Design of intermediate layers for solution-processed tandem organic solar cells: Guidelines from a case study on TiOx and ZnO

In this work, we design and compare two intermediate layers (IMLs) for solution-processed tandem organic solar cells. The IMLs are made of PEDOT as the hole transport layer (HTL) coupled with either TiO x or ZnO nanoparticles as the electron transport layer (ETL). The IMLs are characterized with regard to the requirements usually found in the literature: process robustness, work function compatibilities, good optical transparency, good electrical conductivity, and finally, the effective presence of an ohmic contact between the ETL and the HTL. Specifically designed single and tandem cells are then made to compare the performances of the two IMLs. We show that the ohmic contact is the most important criterion, which has to be carefully probed in order to design a functional IML. We offer recommendations on how to properly investigate this property.

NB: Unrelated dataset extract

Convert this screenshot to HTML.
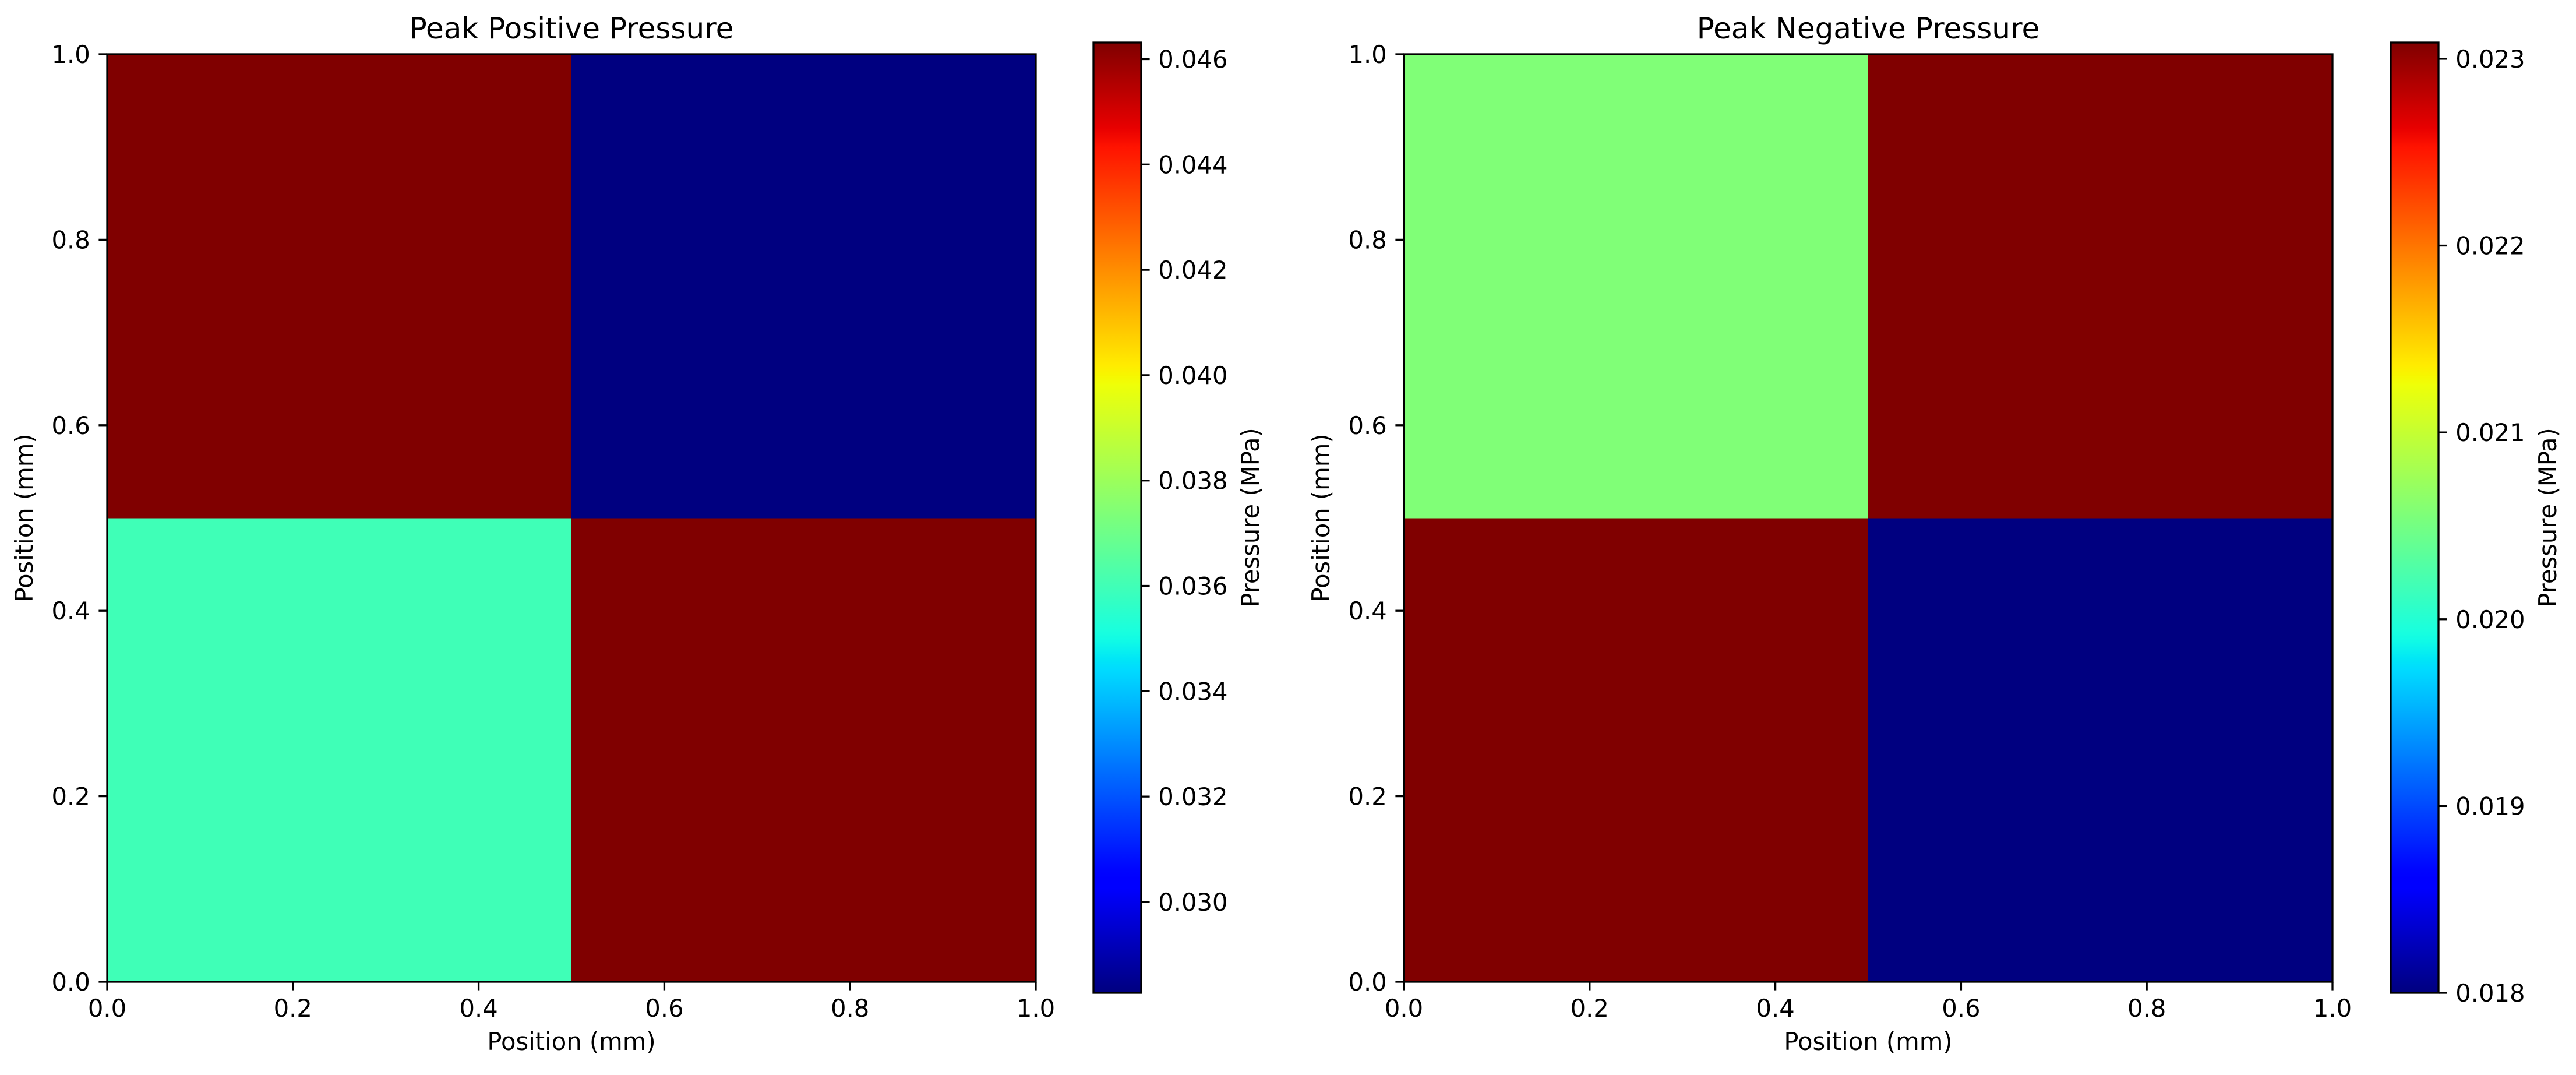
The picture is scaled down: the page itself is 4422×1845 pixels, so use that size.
<!DOCTYPE html>
<html><head><meta charset="utf-8"><style>html,body{margin:0;padding:0;background:#fff;}svg{display:block;}</style></head>
<body>
<svg id="fig" width="4422" height="1845" xmlns="http://www.w3.org/2000/svg" font-family="DejaVu Sans, Liberation Sans, sans-serif"></svg>
<script>
// ---- data ----
const xEdges = [0, 0.5, 1.0];
const yEdges = [0, 0.5, 1.0];
// rows from bottom (y 0-0.5) to top (y 0.5-1.0), columns left to right
const positiveValues = [[0.03598, 0.04632], [0.04632, 0.02827]];
const negativeValues = [[0.023087, 0.018], [0.02057, 0.023087]];
const axisTicks = [0, 0.2, 0.4, 0.6, 0.8, 1.0];
const axisTickLabels = ["0.0", "0.2", "0.4", "0.6", "0.8", "1.0"];
const posRange = [0.028274, 0.046315];
const negRange = [0.018, 0.023087];
const posCbTicks = [0.030, 0.032, 0.034, 0.036, 0.038, 0.040, 0.042, 0.044, 0.046];
const posCbLabels = ["0.030", "0.032", "0.034", "0.036", "0.038", "0.040", "0.042", "0.044", "0.046"];
const negCbTicks = [0.018, 0.019, 0.020, 0.021, 0.022, 0.023];
const negCbLabels = ["0.018", "0.019", "0.020", "0.021", "0.022", "0.023"];

const NS = "http://www.w3.org/2000/svg";
const svg = document.getElementById("fig");
function el(tag, attrs, parent) {
  const e = document.createElementNS(NS, tag);
  for (const k in attrs) e.setAttribute(k, attrs[k]);
  (parent || svg).appendChild(e);
  return e;
}
function interp(pts, t) {
  for (let i = 1; i < pts.length; i++) {
    if (t <= pts[i][0]) {
      const [x0, y0] = pts[i - 1], [x1, y1] = pts[i];
      return y0 + (y1 - y0) * (t - x0) / (x1 - x0);
    }
  }
  return pts[pts.length - 1][1];
}
function jet(t) {
  t = Math.max(0, Math.min(1, t));
  const r = interp([[0, 0], [0.35, 0], [0.66, 1], [0.89, 1], [1, 0.5]], t);
  const g = interp([[0, 0], [0.125, 0], [0.375, 1], [0.64, 1], [0.91, 0], [1, 0]], t);
  const b = interp([[0, 0.5], [0.11, 1], [0.34, 1], [0.65, 0], [1, 0]], t);
  return `rgb(${Math.round(r * 255)},${Math.round(g * 255)},${Math.round(b * 255)})`;
}

const FS = 41.7, TL = 14.6, LW = 3.3;

function panel(opts) {
  const { ax0, title, values, range, cbX, cbTicks, cbLabels, key } = opts;
  const ay0 = 93, aw = 1594, ah = 1592;
  const sx = v => ax0 + v * aw;
  const sy = v => ay0 + ah - v * ah;
  const g = el("g", {});
  
  
  // cells
  for (let r = 0; r < values.length; r++) {
    for (let c = 0; c < values[r].length; c++) {
      const t = (values[r][c] - range[0]) / (range[1] - range[0]);
      const x0 = sx(xEdges[c]), x1 = sx(xEdges[c + 1]);
      const y0 = sy(yEdges[r + 1]), y1 = sy(yEdges[r]);
      const cell = el("rect", { x: x0, y: y0, width: x1 - x0 + 0.5, height: y1 - y0 + 0.5, fill: jet(t) }, g);
      
      
    }
  }
  const frame = el("rect", { x: ax0, y: ay0, width: aw, height: ah, fill: "none", stroke: "#000", "stroke-width": LW }, g);
  
  
  // ticks
  axisTicks.forEach((v, i) => {
    el("line", { x1: sx(v), x2: sx(v), y1: ay0 + ah, y2: ay0 + ah + TL, stroke: "#000", "stroke-width": LW }, g);
    const xt = el("text", { x: sx(v), y: ay0 + ah + TL + 14.6 + 31, "font-size": FS, "text-anchor": "middle" }, g);
    xt.textContent = axisTickLabels[i];
    
    
    el("line", { x1: ax0 - TL, x2: ax0, y1: sy(v), y2: sy(v), stroke: "#000", "stroke-width": LW }, g);
    const yt = el("text", { x: ax0 - TL - 14.6, y: sy(v) + 15, "font-size": FS, "text-anchor": "end" }, g);
    yt.textContent = axisTickLabels[i];
    
    
  });
  const tt = el("text", { x: ax0 + aw / 2, y: 66, "font-size": 50, "text-anchor": "middle" }, g);
  tt.textContent = title;
  
  
  const xl = el("text", { x: ax0 + aw / 2, y: 1802, "font-size": FS, "text-anchor": "middle" }, g);
  xl.textContent = "Position (mm)";
  
  
  const ylx = ax0 - 128;
  const yl = el("text", { x: ylx, y: ay0 + ah / 2, "font-size": FS, "text-anchor": "middle", transform: `rotate(-90 ${ylx} ${ay0 + ah / 2})` }, g);
  yl.textContent = "Position (mm)";
  
  

  // colorbar
  const cy0 = 73, cy1 = 1704, cw = 82;
  const gid = "grad-" + key;
  const defs = el("defs", {}, g);
  const lg = el("linearGradient", { id: gid, x1: 0, y1: 1, x2: 0, y2: 0 }, defs);
  for (let i = 0; i <= 100; i++) el("stop", { offset: i / 100, "stop-color": jet(i / 100) }, lg);
  const cb = el("rect", { x: cbX, y: cy0, width: cw, height: cy1 - cy0, fill: `url(#${gid})`, stroke: "#000", "stroke-width": LW }, g);
  
  
  const cyv = v => cy1 - (v - range[0]) / (range[1] - range[0]) * (cy1 - cy0);
  cbTicks.forEach((v, i) => {
    el("line", { x1: cbX + cw, x2: cbX + cw + TL, y1: cyv(v), y2: cyv(v), stroke: "#000", "stroke-width": LW }, g);
    const ct = el("text", { x: cbX + cw + TL + 14.6, y: cyv(v) + 15, "font-size": FS }, g);
    ct.textContent = cbLabels[i];
    
    
  });
  const clx = cbX + 284;
  const cl = el("text", { x: clx, y: (cy0 + cy1) / 2, "font-size": FS, "text-anchor": "middle", transform: `rotate(-90 ${clx} ${(cy0 + cy1) / 2})` }, g);
  cl.textContent = "Pressure (MPa)";
  
  
}

panel({ ax0: 184, title: "Peak Positive Pressure", values: positiveValues, range: posRange, cbX: 1877, cbTicks: posCbTicks, cbLabels: posCbLabels, key: "positive" });
panel({ ax0: 2410, title: "Peak Negative Pressure", values: negativeValues, range: negRange, cbX: 4104, cbTicks: negCbTicks, cbLabels: negCbLabels, key: "negative" });
</script>
</body></html>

We also show that the nature of the ETL/HTL contact cannot be predicted from the results of the materials characterization, particularly not from the work functions and neither from the conductivities. Finally, XPS and work function experiments suggest that the nature of the contact depends on phenomena arising at the interface between the HTL and the ETL. Specifically, a chemical interaction is observed between ZnO and PEDOT within the IML. We conclude that a ZnO-based IML is a better choice than a TiO x -based IML.